I’ve had a recent obsession with my slow cooker… well… I guess if 6 months counts as recent 😉 It is one of the easiest and tastiest ways that I have found to meal prep meat for the week ahead, so I put it to use pretty much every weekend! This recipe spawned out of my desire to switch it up from my Buffalo and Balsamic Slow Cooker Chicken recipes (which are delish, by the way). I was in the mood for an Asian infusion in my weekly meal-prepping routine, so this Coconut Curry Chicken Salad recipe was born!
This recipe is made in the slow cooker for moist, shredded chicken, but served cold, which is so perfect for these warm, summer months. There is nothing quite as delightful as a crisp bed of greens, topped with a heaping pile of this chicken salad and some fresh red grapes. Heck, this could even be the perfect little switch-up to your traditional pasta salad, if you are bringing a dish to share to a 4th of July celebration. Get those relatives and friends to step out of their culinary comfort zone 😉
Quite possibly the most delightful thing about this recipe is how simple it is! Once you’ve made the chicken in the slow cooker, you simply add raisins and chopped onion and store in the fridge. The best thing about curry is that the longer it sits, the more the flavors marinate, so it tastes even better on the second and third day… winning.
5-Ingredient Coconut Curry Chicken Salad (Paleo, Whole30 Compliant, Dairy-Free, Gluten-Free)
- 3 large chicken breasts
- 1 cup canned coconut milk
- 3 Tbsp curry powder
- 3/4 cup raisins
- 3/4 cup chopped onion
- Dash of salt (salt is a freebie ingredient in Reed’s world of cooking)

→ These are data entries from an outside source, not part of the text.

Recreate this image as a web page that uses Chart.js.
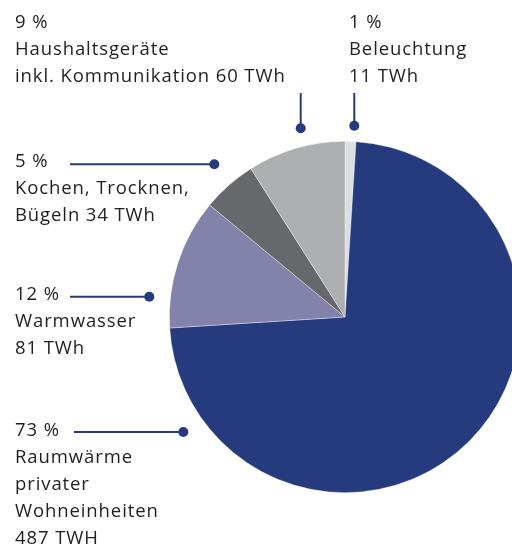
<!DOCTYPE html>
<html>
<head>
<meta charset="utf-8">
<script src="https://cdn.jsdelivr.net/npm/chart.js@4/dist/chart.umd.min.js"></script>
<style>
  html, body { margin: 0; padding: 0; width: 512px; height: 547px; overflow: hidden; background: #fff; }
  #wrap { position: absolute; left: 0; top: 0; width: 690px; height: 547px; }
  .lbl { position: absolute; left: 0; top: 0; font-family: "Open Sans", Lato, sans-serif; font-size: 18.5px; letter-spacing: 0.9px; color: #1f1f1f; line-height: 27px; white-space: nowrap; }
</style>
</head>
<body>
<div id="wrap"><canvas id="c"></canvas></div>
<div id="labels"></div>
<script>
// ---- data ----
const categories = ["Beleuchtung", "Raumwärme privater Wohneinheiten", "Warmwasser", "Kochen, Trocknen, Bügeln", "Haushaltsgeräte inkl. Kommunikation"];
const percentValues = [1, 73, 12, 5, 9];
const twhValues = [11, 487, 81, 34, 60];
const labelLines = [
  ["1 %", "Beleuchtung", "11 TWh"],
  ["73 %", "Raumwärme", "privater", "Wohneinheiten", "487 TWH"],
  ["12 %", "Warmwasser", "81 TWh"],
  ["5 %", "Kochen, Trocknen,", "Bügeln 34 TWh"],
  ["9 %", "Haushaltsgeräte", "inkl. Kommunikation 60 TWh"]
];
const colors = ["#dcdde0", "#253b7d", "#8382aa", "#67686c", "#aeafb1"];

// ---- layout (annotation positions, px) ----
const labelPos = [ {x:349, y:7}, {x:15, y:415}, {x:15, y:279}, {x:15, y:146}, {x:15, y:7} ];
// leader: [x1,y1,x2,y2] line, dot at (x2,y2)
const leaders = [
  [354.3, 93, 354.3, 125.7],
  [74, 432, 183.3, 432],
  [70, 296.7, 149.3, 296.7],
  [70, 164.3, 214.3, 164.3],
  [300.7, 93, 300.7, 128.3]
];
const leaderColor = "#253b7d";

const labelsDiv = document.getElementById('labels');
labelLines.forEach((lines, i) => {
  const d = document.createElement('div');
  d.className = 'lbl';
  d.style.left = labelPos[i].x + 'px';
  d.style.top = labelPos[i].y + 'px';
  d.innerHTML = lines.map(s => s.replace(/&/g,'&amp;').replace(/</g,'&lt;')).join('<br>');
  labelsDiv.appendChild(d);
});

const leaderPlugin = {
  id: 'leaders',
  afterDraw(chart) {
    const ctx = chart.ctx;
    ctx.save();
    ctx.strokeStyle = leaderColor;
    ctx.fillStyle = leaderColor;
    ctx.lineWidth = 2;
    leaders.forEach(l => {
      ctx.beginPath();
      ctx.moveTo(l[0], l[1]);
      ctx.lineTo(l[2], l[3]);
      ctx.stroke();
      ctx.beginPath();
      ctx.arc(l[2], l[3], 5, 0, Math.PI * 2);
      ctx.fill();
    });
    ctx.restore();
  }
};

new Chart(document.getElementById('c'), {
  type: 'pie',
  data: {
    labels: categories,
    datasets: [{
      data: percentValues,
      backgroundColor: colors,
      borderColor: 'rgba(255,255,255,0.5)',
      borderWidth: 0.7
    }]
  },
  options: {
    responsive: true,
    maintainAspectRatio: false,
    animation: false,
    rotation: 0,
    layout: { padding: { left: 169, right: 169, top: 141, bottom: 54 } },
    plugins: { legend: { display: false }, tooltip: { enabled: false } }
  },
  plugins: [leaderPlugin]
});
</script>
</body>
</html>
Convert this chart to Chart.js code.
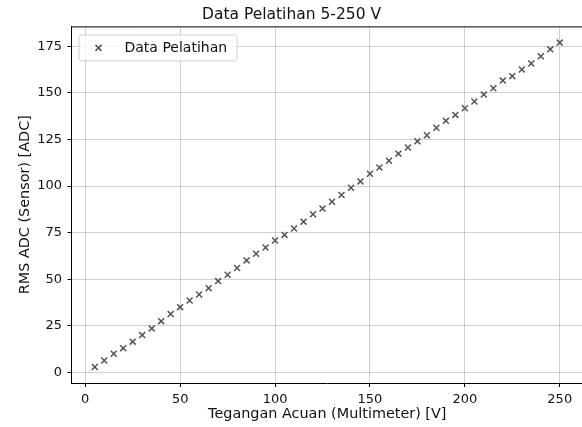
<!DOCTYPE html>
<html>
<head>
<meta charset="utf-8">
<script src="https://cdn.jsdelivr.net/npm/chart.js@4"></script>
<style>
    html, body { margin: 0; padding: 0; background: #fff; }
    #wrap { width: 582px; height: 427px; overflow: hidden; }
</style>
</head>
<body>
<div id="wrap"><canvas id="trainChart" width="600" height="427"></canvas></div>
<script>
const voltage = [5, 10, 15, 20, 25, 30, 35, 40, 45, 50,
    55, 60, 65, 70, 75, 80, 85, 90, 95, 100,
    105, 110, 115, 120, 125, 130, 135, 140, 145, 150,
    155, 160, 165, 170, 175, 180, 185, 190, 195, 200,
    205, 210, 215, 220, 225, 230, 235, 240, 245, 250];
const rmsAdc = [2.9, 6.4, 10.0, 13.0, 16.5, 20.0, 23.6, 27.5, 31.3, 35.0,
    38.6, 41.8, 45.2, 49.0, 52.4, 56.0, 60.1, 63.7, 67.0, 70.8,
    73.8, 77.2, 80.9, 84.9, 87.9, 91.6, 95.2, 99.1, 102.5, 106.6,
    110.0, 113.6, 117.4, 120.7, 124.0, 127.3, 131.3, 135.0, 138.2, 141.8,
    145.4, 149.1, 152.5, 156.6, 159.0, 162.6, 165.8, 169.7, 173.4, 177.0];
const xTicks = [0, 50, 100, 150, 200, 250];
const yTicks = [0, 25, 50, 75, 100, 125, 150, 175];
const seriesLabel = "Data Pelatihan";

const FONT = "'DejaVu Sans', sans-serif";
const markerColor = "#555555";
const gridColor = "rgba(176, 176, 176, 0.6)";

// top spine + legend box inside the plot, matplotlib style
const framePlugin = {
    id: "frame",
    afterDatasetsDraw(chart) {
        const ctx = chart.ctx;
        const area = chart.chartArea;
        ctx.save();
        ctx.strokeStyle = "#000";
        ctx.lineWidth = 1;
        ctx.beginPath();
        ctx.moveTo(area.left, area.top + 0.5);
        ctx.lineTo(area.right, area.top + 0.5);
        ctx.stroke();

        // legend
        const bx = area.left + 7, by = area.top + 8, bw = 158, bh = 26;
        ctx.beginPath();
        ctx.roundRect(bx + 0.5, by + 0.5, bw, bh, 3);
        ctx.fillStyle = "rgba(255,255,255,0.8)";
        ctx.fill();
        ctx.strokeStyle = "#d0d0d0";
        ctx.stroke();

        const mx = bx + 20, my = by + 13.5, r = 3;
        ctx.strokeStyle = markerColor;
        ctx.lineWidth = 1.5;
        ctx.beginPath();
        ctx.moveTo(mx - r, my - r); ctx.lineTo(mx + r, my + r);
        ctx.moveTo(mx - r, my + r); ctx.lineTo(mx + r, my - r);
        ctx.stroke();

        ctx.fillStyle = "#111";
        ctx.font = "14px " + FONT;
        ctx.textBaseline = "middle";
        ctx.textAlign = "left";
        ctx.fillText(seriesLabel, bx + 46, my);
        ctx.restore();
    }
};

const ctx = document.getElementById("trainChart").getContext("2d");
new Chart(ctx, {
    type: "scatter",
    data: {
        datasets: [{
            label: seriesLabel,
            data: voltage.map((v, i) => ({ x: v, y: rmsAdc[i] })),
            pointStyle: "crossRot",
            pointRadius: 4.2,
            pointBorderWidth: 1.5,
            borderColor: markerColor,
            backgroundColor: markerColor
        }]
    },
    options: {
        responsive: false,
        animation: false,
        layout: { padding: { left: 0, right: 17, top: 0, bottom: 0 } },
        plugins: {
            legend: { display: false },
            tooltip: { enabled: false },
            title: {
                display: true,
                text: "Data Pelatihan 5-250 V",
                color: "#111",
                font: { family: FONT, size: 15.5, weight: "normal" },
                padding: { top: 5.5, bottom: 2.3 }
            }
        },
        scales: {
            x: {
                type: "linear",
                min: -7.25,
                max: 262.25,
                afterFit: scale => { scale.height = 44; },
                afterBuildTicks: axis => { axis.ticks = xTicks.map(v => ({ value: v })); },
                ticks: { color: "#111", padding: 4.5, font: { family: FONT, size: 13 } },
                grid: { color: gridColor, tickColor: "#000", tickLength: 4 },
                border: { color: "#000", width: 1 },
                title: {
                    display: true,
                    text: "Tegangan Acuan (Multimeter) [V]",
                    color: "#111",
                    font: { family: FONT, size: 14.4 },
                    padding: { top: 0, bottom: 4.4 }
                }
            },
            y: {
                type: "linear",
                min: -5.7,
                max: 185.7,
                afterFit: scale => { scale.width = 71.5; },
                afterBuildTicks: axis => { axis.ticks = yTicks.map(v => ({ value: v })); },
                ticks: { color: "#111", padding: 5.5, font: { family: FONT, size: 13 } },
                grid: { color: gridColor, tickColor: "#000", tickLength: 4 },
                border: { color: "#000", width: 1 },
                title: {
                    display: true,
                    text: "RMS ADC (Sensor) [ADC]",
                    color: "#111",
                    font: { family: FONT, size: 14.4 },
                    padding: { top: 16.4, bottom: 0 }
                }
            }
        }
    },
    plugins: [framePlugin]
});
</script>
</body>
</html>
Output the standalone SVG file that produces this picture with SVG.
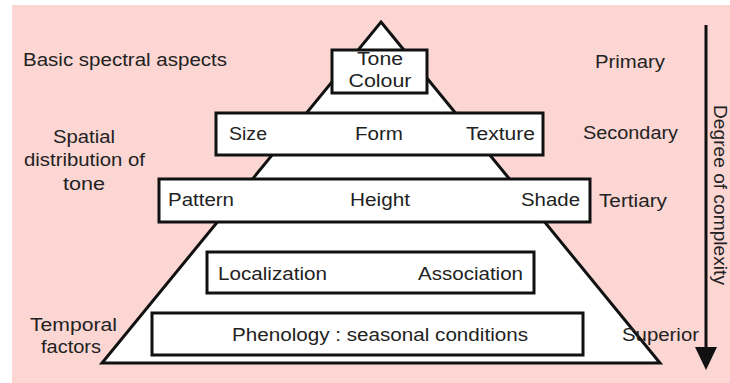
<svg xmlns="http://www.w3.org/2000/svg" width="730" height="383" viewBox="0 0 730 383">
<style>
text{font-family:"Liberation Sans",Arial,sans-serif;font-size:17.5px;fill:#222}
.box{fill:#fff;stroke:#111;stroke-width:3}
.m{text-anchor:middle}
</style>
<rect width="730" height="383" fill="#fff"/>
<rect x="12" y="5" width="718" height="378" fill="#fbd6d3"/>
<g id="pyramid">
<polygon points="381,22 660,363 102,363" fill="#fff" stroke="#111" stroke-width="3" stroke-linejoin="miter"/>
</g>
<g id="n-tone">
<rect class="box" x="332" y="50" width="95" height="43"/>
<text class="m" x="380" y="65" textLength="46" lengthAdjust="spacingAndGlyphs">Tone</text>
<text class="m" x="380" y="87" textLength="63" lengthAdjust="spacingAndGlyphs">Colour</text>
</g>
<g id="n-secondary">
<rect class="box" x="216" y="113" width="327" height="42"/>
<text x="229" y="140" textLength="38" lengthAdjust="spacingAndGlyphs">Size</text>
<text class="m" x="379" y="140" textLength="48" lengthAdjust="spacingAndGlyphs">Form</text>
<text x="466" y="140" textLength="69" lengthAdjust="spacingAndGlyphs">Texture</text>
</g>
<g id="n-tertiary">
<rect class="box" x="159" y="179" width="431" height="43"/>
<text x="168" y="206" textLength="66" lengthAdjust="spacingAndGlyphs">Pattern</text>
<text class="m" x="380" y="206" textLength="60" lengthAdjust="spacingAndGlyphs">Height</text>
<text x="521" y="206" textLength="59" lengthAdjust="spacingAndGlyphs">Shade</text>
</g>
<g id="n-local">
<rect class="box" x="207" y="252" width="327" height="41"/>
<text x="218" y="280" textLength="109" lengthAdjust="spacingAndGlyphs">Localization</text>
<text x="418" y="280" textLength="105" lengthAdjust="spacingAndGlyphs">Association</text>
</g>
<g id="n-phenology">
<rect class="box" x="152" y="313" width="431" height="42"/>
<text x="232" y="341" textLength="296" lengthAdjust="spacingAndGlyphs">Phenology : seasonal conditions</text>
</g>
<g id="labels-left">
<text x="23" y="66" textLength="204" lengthAdjust="spacingAndGlyphs">Basic spectral aspects</text>
<text class="m" x="84" y="143" textLength="62" lengthAdjust="spacingAndGlyphs">Spatial</text>
<text x="24" y="166" textLength="121" lengthAdjust="spacingAndGlyphs">distribution of</text>
<text class="m" x="84" y="190" textLength="42" lengthAdjust="spacingAndGlyphs">tone</text>
<text x="30" y="331" textLength="87" lengthAdjust="spacingAndGlyphs">Temporal</text>
<text x="41" y="353" textLength="60" lengthAdjust="spacingAndGlyphs">factors</text>
</g>
<g id="labels-right">
<text x="595" y="68" textLength="70" lengthAdjust="spacingAndGlyphs">Primary</text>
<text x="583" y="139" textLength="95" lengthAdjust="spacingAndGlyphs">Secondary</text>
<text x="599" y="207" textLength="68" lengthAdjust="spacingAndGlyphs">Tertiary</text>
<text x="622" y="341" textLength="77" lengthAdjust="spacingAndGlyphs">Superior</text>
</g>
<g id="connectors">
<line x1="706" y1="25" x2="706" y2="350" stroke="#111" stroke-width="3"/>
<polygon points="695,347 717,347 706,370" fill="#111"/>
<text transform="translate(714,105) rotate(90)" textLength="180" lengthAdjust="spacingAndGlyphs">Degree of complexity</text>
</g>
</svg>
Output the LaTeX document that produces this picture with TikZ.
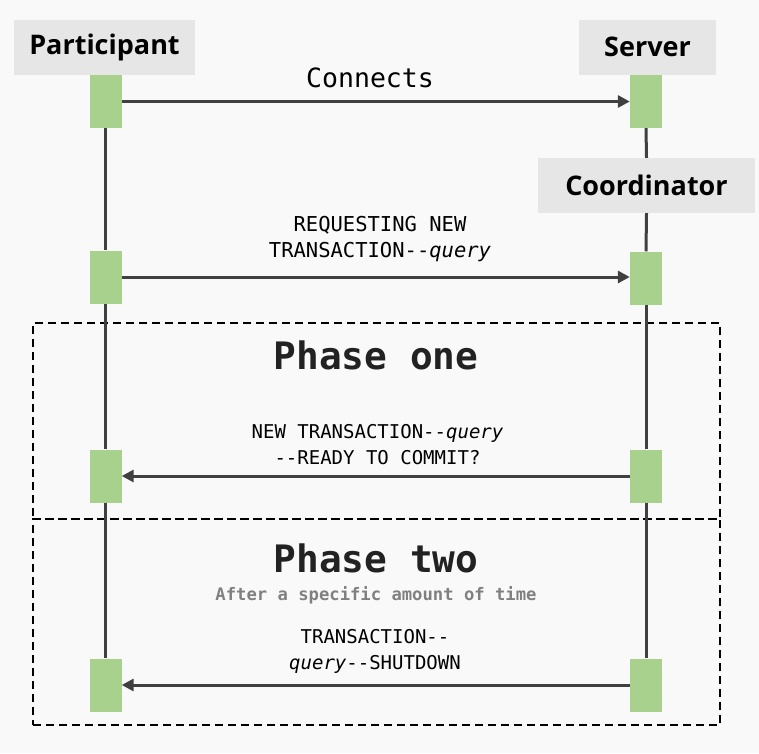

- Place thawed chicken breasts in the slow cooker and pour mixture of curry powder, coconut milk and salt over the top.
- Slow cook on high heat for 4 hours.
- Shred the chicken with a fork and let cook for an additional 30 minutes on high heat so the shredded chicken soaks up all the sauce.
- Once cool, add raisins and chopped onion.
- Store in the refrigerator and serve cold.